One idea? Use your 1:1s better.

Instead of just asking about performance or goals, try asking this:

“Who’s making a really positive contribution to the culture here? Who do you love working with?”

People won’t always feel safe pointing fingers. But they’re almost always happy to lift someone up. You plant the seed that this matters — and you start gathering a map of who’s quietly making work better for others.

From there, act on it. Find those people and tell them:

“You’ve been identified by several people as someone who contributes meaningfully to the culture here. Thank you. What can we do to help you continue that — or even do more, if you want to?”

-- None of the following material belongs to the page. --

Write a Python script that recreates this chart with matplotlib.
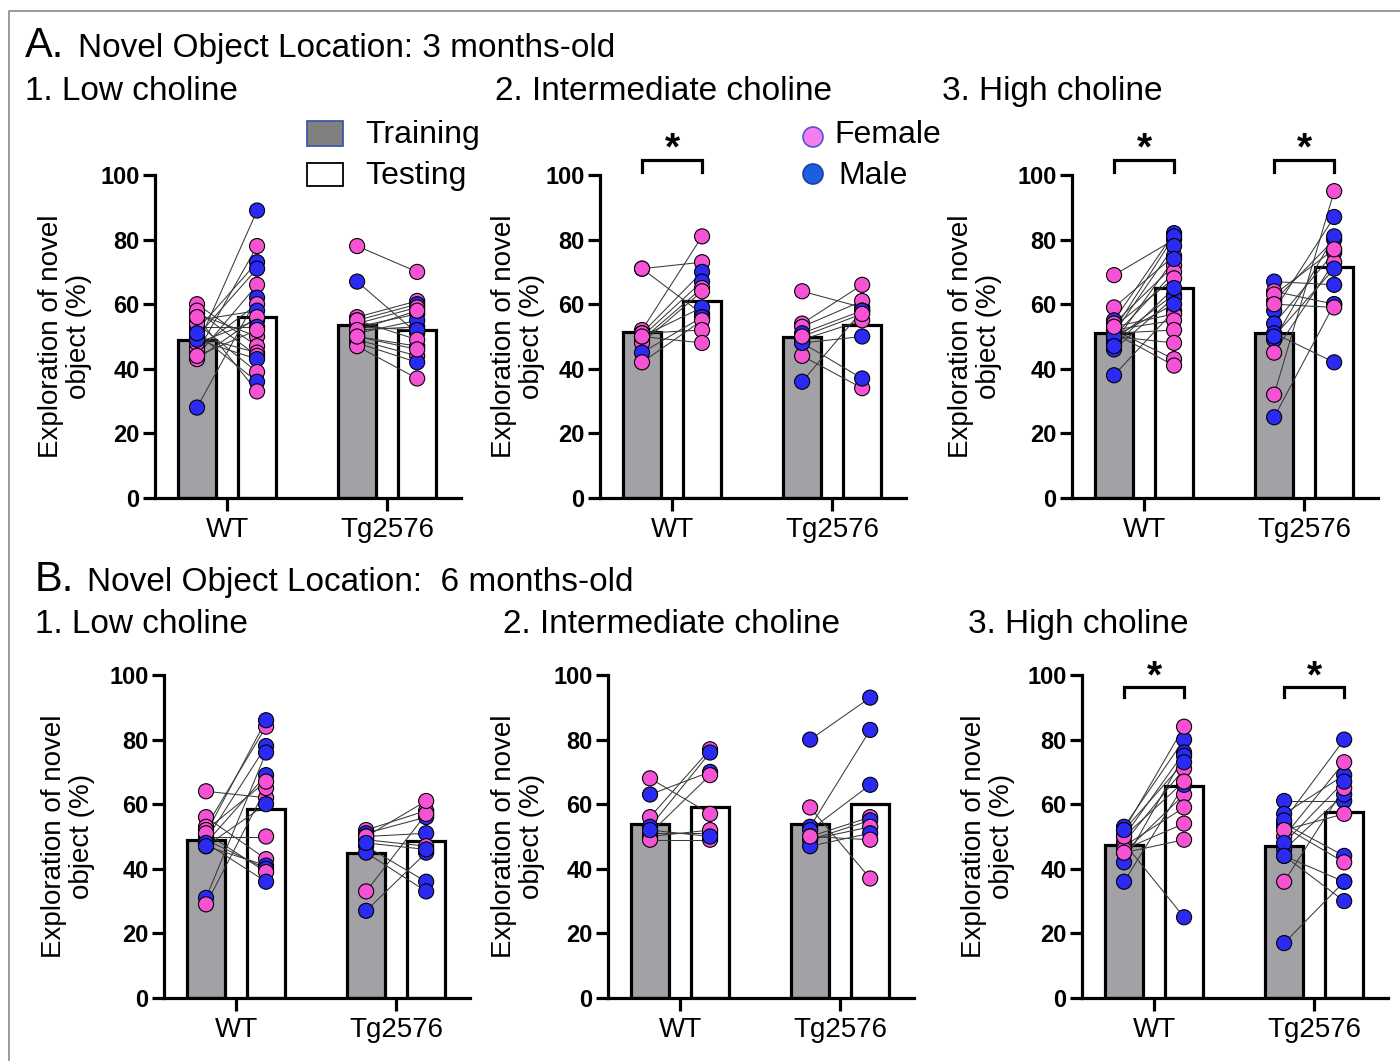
import matplotlib
matplotlib.use("Agg")
import matplotlib.pyplot as plt
from matplotlib.patches import Rectangle, Circle

plt.rcParams['font.family'] = ['Liberation Sans', 'DejaVu Sans']

# ---- data: % exploration of novel object, paired training -> testing ----
groups = ["WT", "Tg2576"]

# bar heights (group means): WT train, WT test, Tg train, Tg test
a1_means = [49, 56, 53.5, 52]
a2_means = [51.5, 61, 49.7, 53.6]
a3_means = [51, 65, 51, 71.5]
b1_means = [49, 58.5, 45, 48.5]
b2_means = [53.8, 59, 53.8, 60]
b3_means = [47.5, 65.5, 47, 57.5]

# A1 - low choline, 3 months
a1_wt_train = [47, 45, 52, 50, 44, 28, 46, 55, 48, 43, 53, 57, 60, 50, 58, 49, 54, 51, 56, 44]
a1_wt_test = [89, 78, 73, 71, 66, 62, 60, 58, 55, 56, 53, 50, 47, 45, 44, 43, 39, 36, 33, 52]
a1_wt_sex = ['M', 'F', 'M', 'M', 'F', 'M', 'F', 'M', 'F', 'F', 'M', 'F', 'F', 'F', 'F', 'M', 'F', 'M', 'F', 'F']
a1_tg_train = [78, 67, 56, 55, 54, 53, 52, 51, 50, 49, 48, 47, 53, 55, 52, 50]
a1_tg_test = [70, 51, 61, 60, 59, 57, 53, 55, 47, 44, 42, 37, 52, 49, 58, 46]
a1_tg_sex = ['F', 'M', 'F', 'M', 'F', 'M', 'F', 'M', 'M', 'F', 'M', 'F', 'M', 'F', 'F', 'F']

# A2 - intermediate choline, 3 months
a2_wt_train = [71, 71, 52, 51, 50, 49, 48, 50, 45, 42, 51, 50]
a2_wt_test = [73, 57, 81, 70, 67, 65, 64, 59, 56, 55, 52, 48]
a2_wt_sex = ['F', 'F', 'F', 'M', 'M', 'F', 'F', 'M', 'M', 'F', 'F', 'F']
a2_tg_train = [64, 54, 53, 51, 49, 48, 44, 36, 48, 50]
a2_tg_test = [59, 66, 61, 58, 55, 50, 34, 58, 37, 57]
a2_tg_sex = ['F', 'F', 'F', 'M', 'F', 'M', 'F', 'M', 'M', 'F']

# A3 - high choline, 3 months
a3_wt_train = [69, 59, 55, 54, 52, 51, 50, 49, 46, 38, 53, 52, 51, 50, 52, 51, 48, 50, 53, 47]
a3_wt_test = [80, 75, 82, 72, 81, 78, 70, 63, 62, 58, 57, 55, 52, 48, 43, 41, 74, 60, 68, 65]
a3_wt_sex = ['F', 'F', 'M', 'F', 'M', 'M', 'F', 'M', 'M', 'M', 'F', 'F', 'F', 'F', 'F', 'F', 'M', 'M', 'F', 'M']
a3_tg_train = [67, 64, 61, 58, 54, 51, 49, 45, 32, 25, 63, 50, 60]
a3_tg_test = [66, 60, 80, 87, 76, 42, 81, 73, 95, 60, 77, 71, 59]
a3_tg_sex = ['M', 'F', 'M', 'M', 'M', 'M', 'M', 'F', 'F', 'M', 'F', 'M', 'F']

# B1 - low choline, 6 months
b1_wt_train = [64, 56, 53, 51, 49, 48, 47, 31, 29, 52, 50, 49, 51, 48, 47]
b1_wt_test = [62, 43, 84, 86, 78, 69, 41, 76, 65, 67, 50, 40, 39, 36, 60]
b1_wt_sex = ['F', 'F', 'F', 'M', 'M', 'M', 'M', 'M', 'F', 'F', 'F', 'M', 'F', 'M', 'M']
b1_tg_train = [52, 51, 50, 49, 47, 45, 33, 27, 50, 48]
b1_tg_test = [58, 56, 51, 47, 36, 33, 57, 45, 61, 46]
b1_tg_sex = ['F', 'M', 'M', 'F', 'M', 'M', 'F', 'M', 'F', 'M']

# B2 - intermediate choline, 6 months
b2_wt_train = [68, 63, 56, 53, 51, 51, 50, 49, 52]
b2_wt_test = [57, 70, 77, 76, 69, 51, 52, 49, 50]
b2_wt_sex = ['F', 'M', 'F', 'M', 'F', 'M', 'F', 'F', 'M']
b2_tg_train = [80, 59, 53, 52, 50, 49, 49, 47, 50]
b2_tg_test = [93, 37, 83, 66, 56, 55, 53, 51, 49]
b2_tg_sex = ['M', 'F', 'M', 'M', 'F', 'M', 'F', 'M', 'F']

# B3 - high choline, 6 months
b3_wt_train = [53, 52, 50, 48, 45, 42, 36, 48, 47, 46, 45, 50, 52]
b3_wt_test = [80, 84, 76, 71, 63, 75, 66, 25, 59, 54, 49, 67, 73]
b3_wt_sex = ['M', 'F', 'M', 'F', 'F', 'M', 'M', 'M', 'F', 'F', 'F', 'F', 'M']
b3_tg_train = [61, 57, 54, 53, 50, 46, 44, 36, 17, 55, 52, 48, 44]
b3_tg_test = [61, 69, 44, 42, 73, 63, 36, 65, 36, 80, 57, 67, 30]
b3_tg_sex = ['M', 'M', 'M', 'F', 'F', 'M', 'M', 'F', 'M', 'M', 'F', 'M', 'M']

# ---- styling ----
PINK = '#F552D4'
BLUE = '#2A2AF2'
BAR_GRAY = '#A2A2A6'
W, H = 1400, 1061

fig = plt.figure(figsize=(W / 100, H / 100), dpi=100)

# overlay in pixel coordinates for headings / legend / frame
bg = fig.add_axes([0, 0, 1, 1])
bg.set_xlim(0, W)
bg.set_ylim(H, 0)
bg.axis('off')
bg.plot([9, 9, W], [H, 11, 11], color='#8a8a8a', lw=1.2)

TS = 24
bg.text(25, 57, "A.", fontsize=30)
bg.text(78, 57, "Novel Object Location: 3 months-old", fontsize=TS)
bg.text(25, 100, "1. Low choline", fontsize=TS)
bg.text(495, 100, "2. Intermediate choline", fontsize=TS)
bg.text(942, 100, "3. High choline", fontsize=TS)
bg.text(35, 591, "B.", fontsize=30)
bg.text(87, 591, "Novel Object Location:  6 months-old", fontsize=TS)
bg.text(35, 633, "1. Low choline", fontsize=TS)
bg.text(503, 633, "2. Intermediate choline", fontsize=TS)
bg.text(968, 633, "3. High choline", fontsize=TS)

# legend
bg.add_patch(Rectangle((307, 121), 36, 25, facecolor='#808080', edgecolor='#3a5aa8', lw=1.3))
bg.add_patch(Rectangle((307, 163), 36, 23, facecolor='white', edgecolor='black', lw=1.3))
bg.text(365, 143, "Training", fontsize=23)
bg.text(365, 184, "Testing", fontsize=23)
bg.add_patch(Circle((813, 137), 10, facecolor='#F47EF0', edgecolor='#4a5ad0', lw=1.2))
bg.add_patch(Circle((813, 174), 10, facecolor='#1A5FE0', edgecolor='#1a3fa0', lw=1.2))
bg.text(834, 143, "Female", fontsize=23)
bg.text(838, 184, "Male", fontsize=23)

panels = [
    # spine x (px), zero y (px), ylabel offset (px), means, wt data, tg data, sig brackets
    (155, 498, -63, a1_means, (a1_wt_train, a1_wt_test, a1_wt_sex), (a1_tg_train, a1_tg_test, a1_tg_sex), []),
    (600, 498, -55, a2_means, (a2_wt_train, a2_wt_test, a2_wt_sex), (a2_tg_train, a2_tg_test, a2_tg_sex), [0]),
    (1072, 498, -70, a3_means, (a3_wt_train, a3_wt_test, a3_wt_sex), (a3_tg_train, a3_tg_test, a3_tg_sex), [0, 1]),
    (164, 998, -69, b1_means, (b1_wt_train, b1_wt_test, b1_wt_sex), (b1_tg_train, b1_tg_test, b1_tg_sex), []),
    (608, 998, -63, b2_means, (b2_wt_train, b2_wt_test, b2_wt_sex), (b2_tg_train, b2_tg_test, b2_tg_sex), []),
    (1082, 998, -67, b3_means, (b3_wt_train, b3_wt_test, b3_wt_sex), (b3_tg_train, b3_tg_test, b3_tg_sex), [0, 1]),
]

AX_W, AX_H = 306, 323
offsets = [0, 8 / 3]   # WT, Tg2576 training-bar positions (1 unit = 60 px)
bar_w = 0.63

for left, zero_y, lab_off, means, wt, tg, sig in panels:
    ax = fig.add_axes([left / W, (H - zero_y) / H, AX_W / W, AX_H / H])
    xpos = [offsets[0], offsets[0] + 1, offsets[1], offsets[1] + 1]
    ax.bar(xpos, means, width=bar_w, color=[BAR_GRAY, 'white', BAR_GRAY, 'white'],
           edgecolor='black', linewidth=2.3, zorder=1)
    for off, (tr, te, sex) in zip(offsets, [wt, tg]):
        for a, b in zip(tr, te):
            ax.plot([off, off + 1], [a, b], color='#3a3a3a', lw=0.75, zorder=2)
        cols = [PINK if s == 'F' else BLUE for s in sex]
        ax.scatter([off] * len(tr), tr, s=118, c=cols, edgecolors='black', linewidths=0.8, zorder=3, clip_on=False)
        ax.scatter([off + 1] * len(te), te, s=118, c=cols, edgecolors='black', linewidths=0.8, zorder=3, clip_on=False)

    top = zero_y < 600
    for g in sig:
        x0, x1 = offsets[g], offsets[g] + 1
        if top:
            yb, yt, ys = 100.9, 104.6, 108.0
        else:
            yb, yt, ys = 93.2, 96.3, 99.3
        ax.plot([x0, x0, x1, x1], [yb, yt, yt, yb], color='black', lw=2.3, clip_on=False,
                solid_joinstyle='miter')
        ax.text((x0 + x1) / 2, ys, "*", ha='center', va='center', fontsize=28, fontweight='bold')

    ax.set_xlim(-0.7, offsets[1] + 1.73)
    ax.set_ylim(0, 100)
    ax.set_yticks(range(0, 101, 20))
    ax.set_xticks([o + 0.5 for o in offsets])
    ax.set_xticklabels(groups, fontsize=20)
    for lbl in ax.get_yticklabels():
        lbl.set_fontsize(17)
        lbl.set_fontweight('bold')
    ax.tick_params(axis='both', width=2.3, length=9, direction='out')
    ax.tick_params(axis='y', pad=2)
    ax.tick_params(axis='x', pad=5)
    for sp in ['top', 'right']:
        ax.spines[sp].set_visible(False)
    for sp in ['left', 'bottom']:
        ax.spines[sp].set_linewidth(2.3)
    ax.patch.set_alpha(0)
    ax.set_ylabel("Exploration of novel\nobject (%)", fontsize=20, linespacing=1.1)
    ax.yaxis.set_label_coords(lab_off / AX_W, 0.5)

fig.savefig("out.png", dpi=100)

That conversation alone is a reward. But it doesn’t have to stop there.

Offer mentoring roles.
Invite them to help shape training or induction.
Offer them courses that deepen their impact — like mental health first aid or facilitation skills.
Give them a bonus or a gift, sure — but more importantly, give them purpose.

This isn’t fluffy. It’s not a “nice to have.” It’s not another training module or a borrowed-from-Google wellbeing initiative.

It’s the human infrastructure that holds everything else together.

And if we don’t notice it, invest in it, and honour it — we’ll lose it.

This is the real work. Not a workshop. Not a slogan. Not a form to fill out.

But a conscious decision to see the humans behind the output — and to build a culture that values what makes them human.

So here’s the challenge:
Start tracking what really matters. Ask better questions. And let people know that being good for others is part of what it means to be good at your job.